Although our suggested DL architectures—CNN, CNN-based Autoencoder, and LSTM RNN—performed best in HAR using the WISDM dataset, the following limitations should be taken into account:
Dataset-specific performance: Models were trained and tested using the WISDM dataset, which can be devoid of variability present in actual HAR situations. Sensor placement variability, user group variability, and environment variability between datasets can affect the model’s generalizability.
Limited sensor modalities: Accelerometer data only is utilized in the paper. Though adequate for HAR, incorporation of other sensors such as gyroscopes and magnetometers would provide additional feature representations, hence improved classification performance for movements with fewer differences in motions.
Sensor placement variability: The data is assumed to have a consistent smartphone placement (often in the pocket). In reality, use is less consistent, phones are held in different positions (e.g., hand, wrist, backpack), affecting data patterns. Domain adaptation methods for model robustness for placements need to be researched in the future.
Class imbalance: WISDM dataset is class imbalanced with standing and sitting under-represented.
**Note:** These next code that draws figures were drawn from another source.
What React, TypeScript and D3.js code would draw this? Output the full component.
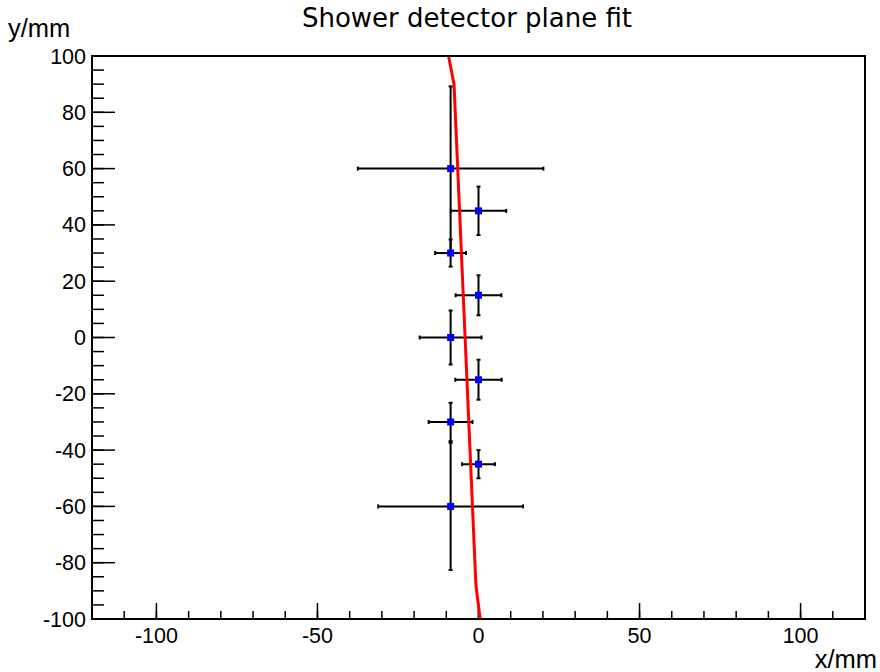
import { scaleLinear, line, range } from "d3";

const width = 880;
const height = 672;

// frame of the plot area (pixels)
const left = 92;
const right = 865;
const top = 56;
const bottom = 619;

// measured points: x, y and their errors (mm)
const pointX = [-8.66, 0, -8.66, 0, -8.66, 0, -8.66, 0, -8.66];
const pointY = [60, 45, 30, 15, 0, -15, -30, -45, -60];
const errX = [28.8, 8.6, 4.8, 7.1, 9.6, 7.2, 6.8, 5.1, 22.5];
const errY = [29.2, 8.6, 4.8, 7.1, 9.6, 7.1, 6.8, 5.0, 22.6];

// fitted plane, drawn as a polyline
const fitY = [100, 90, -88, -100];
const fitX = [-9.3, -7.6, -0.8, 0.5];

const xMajor = [-100, -50, 0, 50, 100];
const xMinor = range(-110, 111, 10);
const yMajor = range(-100, 101, 20);
const yMinor = range(-95, 100, 5);

const x = scaleLinear().domain([-120, 120]).range([left, right]);
const y = scaleLinear().domain([-100, 100]).range([bottom, top]);

const labelFont = "'Liberation Sans', Arial, sans-serif";

const fitLine = line<number>()
  .x((d, i) => x(fitX[i]))
  .y((d) => y(d));

export default function App() {
  const cap = 2;
  return (
    <div style={{ position: "absolute", left: 0, top: 0 }}>
      <svg width={width} height={height} style={{ display: "block", background: "#fff" }}>
        <rect x={0} y={0} width={width} height={height} fill="#fff" />

        <text x={467} y={27} textAnchor="middle" fontFamily="'DejaVu Sans', sans-serif" fontSize={26} fill="#000">
          Shower detector plane fit
        </text>

        {/* ticks */}
        <g stroke="#000" strokeWidth={1.5}>
          {yMinor.map((v) => (
            <line key={"ym" + v} x1={left} x2={left + 12} y1={y(v)} y2={y(v)} />
          ))}
          {yMajor.filter((v) => v > -100 && v < 100).map((v) => (
            <line key={"yM" + v} x1={left} x2={left + 23} y1={y(v)} y2={y(v)} />
          ))}
          {xMinor.map((v) => (
            <line key={"xm" + v} x1={x(v)} x2={x(v)} y1={bottom} y2={bottom - 8} />
          ))}
          {xMajor.map((v) => (
            <line key={"xM" + v} x1={x(v)} x2={x(v)} y1={bottom} y2={bottom - 16} />
          ))}
        </g>

        <g fontFamily={labelFont} fontSize={21.5} fill="#000">
          {yMajor.map((v) => (
            <text key={"yl" + v} x={left - 6} y={y(v) + 7.5} textAnchor="end">
              {v}
            </text>
          ))}
          {xMajor.map((v) => (
            <text key={"xl" + v} x={x(v)} y={bottom + 24} textAnchor="middle">
              {v}
            </text>
          ))}
        </g>

        <text x={8} y={37} fontFamily={labelFont} fontSize={25.5} fill="#000">
          y/mm
        </text>
        <text x={877} y={668} textAnchor="end" fontFamily={labelFont} fontSize={25.5} fill="#000">
          x/mm
        </text>

        {/* error bars */}
        <g stroke="#000" strokeWidth={2}>
          {pointX.map((px, i) => {
            const cx = x(px);
            const cy = y(pointY[i]);
            const x0 = x(px - errX[i]);
            const x1 = x(px + errX[i]);
            const y0 = y(pointY[i] + errY[i]);
            const y1 = y(pointY[i] - errY[i]);
            return (
              <g key={"e" + i}>
                <line x1={x0} x2={x1} y1={cy} y2={cy} />
                <line x1={cx} x2={cx} y1={y0} y2={y1} />
                <line x1={x0} x2={x0} y1={cy - cap} y2={cy + cap} />
                <line x1={x1} x2={x1} y1={cy - cap} y2={cy + cap} />
                <line x1={cx - cap} x2={cx + cap} y1={y0} y2={y0} />
                <line x1={cx - cap} x2={cx + cap} y1={y1} y2={y1} />
              </g>
            );
          })}
        </g>

        <path d={fitLine(fitY) ?? ""} fill="none" stroke="#ff0000" strokeWidth={3} />

        {pointX.map((px, i) => (
          <rect key={"p" + i} x={x(px) - 3.5} y={y(pointY[i]) - 3.5} width={7} height={7} fill="#0000ff" />
        ))}

        <rect x={left} y={top} width={right - left} height={bottom - top} fill="none" stroke="#000" strokeWidth={2} />
      </svg>
    </div>
  );
}
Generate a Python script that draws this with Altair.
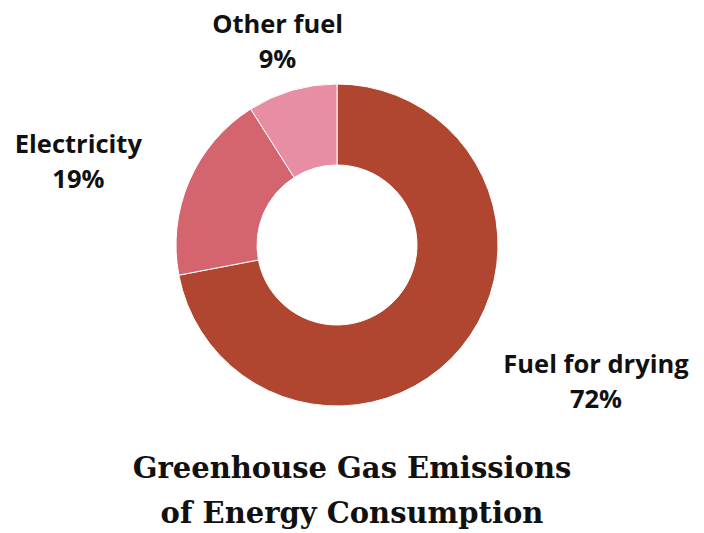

Preprocessing is already performed, but there are other methods such as synthetic data augmentation or weighted loss that may be employed in order to enhance performance further.
Computational complexity: Deep models, particularly LSTM RNNs, are extremely computationally intensive. Optimization algorithms such as model pruning, quantization, or knowledge distillation can possibly be utilized while deploying such models on edge devices or low-processing-capacity phones.
Real-time constraints: Although accuracy was our priority, real-time inference speed and latency were not investigated to a large degree. Investigating the trade-offs between model complexity and deployment efficiency is an important area of future work.
Future work will be engaged in overcoming these limitations by performing cross-dataset validation, multimodal sensor fusion, adaptive learning methods, and computationally efficient DL models for real-time deployment.